_THE TASK_. Print word for word the first line of the listing below and every line after it, through the line with "2.1, 2.15, 2.2]". Leave out the pictures and the rest.

_INFORMATION SHOWN_.
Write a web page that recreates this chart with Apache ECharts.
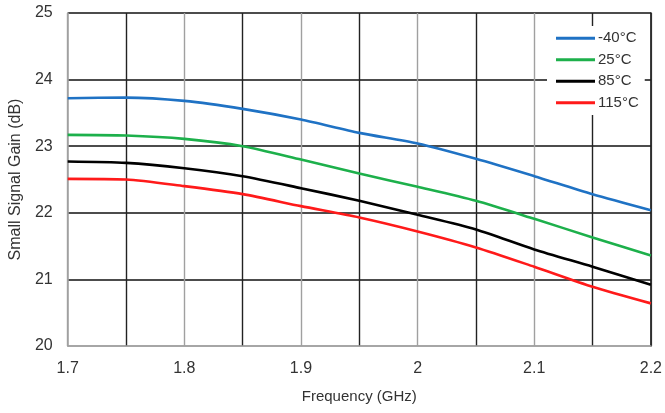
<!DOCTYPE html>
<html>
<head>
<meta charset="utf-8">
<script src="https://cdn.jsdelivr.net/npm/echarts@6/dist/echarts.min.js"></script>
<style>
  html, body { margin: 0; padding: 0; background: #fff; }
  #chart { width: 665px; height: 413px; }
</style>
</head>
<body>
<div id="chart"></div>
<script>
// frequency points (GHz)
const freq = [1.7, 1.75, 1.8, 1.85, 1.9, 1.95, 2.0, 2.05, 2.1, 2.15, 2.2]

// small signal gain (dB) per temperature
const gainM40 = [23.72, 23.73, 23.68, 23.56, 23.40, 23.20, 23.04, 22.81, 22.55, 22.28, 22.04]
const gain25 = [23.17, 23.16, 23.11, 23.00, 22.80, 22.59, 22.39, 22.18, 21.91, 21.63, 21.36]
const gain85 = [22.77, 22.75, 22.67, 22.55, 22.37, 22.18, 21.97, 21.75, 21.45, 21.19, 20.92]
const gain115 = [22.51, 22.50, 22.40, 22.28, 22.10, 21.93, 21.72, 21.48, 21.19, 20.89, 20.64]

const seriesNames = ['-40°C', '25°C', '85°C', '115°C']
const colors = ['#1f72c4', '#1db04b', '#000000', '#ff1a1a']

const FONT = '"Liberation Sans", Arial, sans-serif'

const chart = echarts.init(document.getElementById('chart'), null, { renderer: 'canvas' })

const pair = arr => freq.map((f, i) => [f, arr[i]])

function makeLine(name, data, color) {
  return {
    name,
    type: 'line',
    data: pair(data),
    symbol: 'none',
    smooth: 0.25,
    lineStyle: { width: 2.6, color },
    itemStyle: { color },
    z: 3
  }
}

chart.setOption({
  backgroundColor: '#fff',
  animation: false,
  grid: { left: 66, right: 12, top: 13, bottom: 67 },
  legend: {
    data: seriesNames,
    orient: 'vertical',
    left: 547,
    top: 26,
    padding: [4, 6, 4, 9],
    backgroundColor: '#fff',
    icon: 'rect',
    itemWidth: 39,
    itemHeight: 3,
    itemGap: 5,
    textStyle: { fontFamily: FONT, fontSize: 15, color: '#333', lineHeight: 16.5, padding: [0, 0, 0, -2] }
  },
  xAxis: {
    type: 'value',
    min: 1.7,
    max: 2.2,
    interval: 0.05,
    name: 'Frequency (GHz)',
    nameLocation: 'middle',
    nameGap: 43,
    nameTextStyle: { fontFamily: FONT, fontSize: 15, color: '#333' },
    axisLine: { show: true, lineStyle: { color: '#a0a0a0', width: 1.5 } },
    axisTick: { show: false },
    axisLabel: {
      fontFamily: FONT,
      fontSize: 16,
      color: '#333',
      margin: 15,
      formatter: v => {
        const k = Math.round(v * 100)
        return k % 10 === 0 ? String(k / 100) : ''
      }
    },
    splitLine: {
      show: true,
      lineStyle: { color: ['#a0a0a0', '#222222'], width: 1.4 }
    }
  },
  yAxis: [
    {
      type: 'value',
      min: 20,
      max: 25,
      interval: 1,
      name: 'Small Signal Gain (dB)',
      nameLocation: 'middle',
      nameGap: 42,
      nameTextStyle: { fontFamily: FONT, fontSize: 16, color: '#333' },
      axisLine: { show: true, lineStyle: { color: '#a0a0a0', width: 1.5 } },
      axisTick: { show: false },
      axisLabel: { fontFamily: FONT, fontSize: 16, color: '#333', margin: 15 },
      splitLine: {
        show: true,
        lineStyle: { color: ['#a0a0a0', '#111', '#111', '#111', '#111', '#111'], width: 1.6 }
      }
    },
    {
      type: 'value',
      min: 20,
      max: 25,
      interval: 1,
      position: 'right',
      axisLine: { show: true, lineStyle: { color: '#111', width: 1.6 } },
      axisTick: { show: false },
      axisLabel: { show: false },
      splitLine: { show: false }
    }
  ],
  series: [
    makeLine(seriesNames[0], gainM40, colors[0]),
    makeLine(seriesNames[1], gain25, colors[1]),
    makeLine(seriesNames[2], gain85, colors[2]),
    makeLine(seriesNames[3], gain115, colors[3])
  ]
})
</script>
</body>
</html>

_CORRECT OUTPUT_.
Write a web page that recreates this chart with Apache ECharts.
<!DOCTYPE html>
<html>
<head>
<meta charset="utf-8">
<script src="https://cdn.jsdelivr.net/npm/echarts@6/dist/echarts.min.js"></script>
<style>
  html, body { margin: 0; padding: 0; background: #fff; }
  #chart { width: 665px; height: 413px; }
</style>
</head>
<body>
<div id="chart"></div>
<script>
// frequency points (GHz)
const freq = [1.7, 1.75, 1.8, 1.85, 1.9, 1.95, 2.0, 2.05, 2.1, 2.15, 2.2]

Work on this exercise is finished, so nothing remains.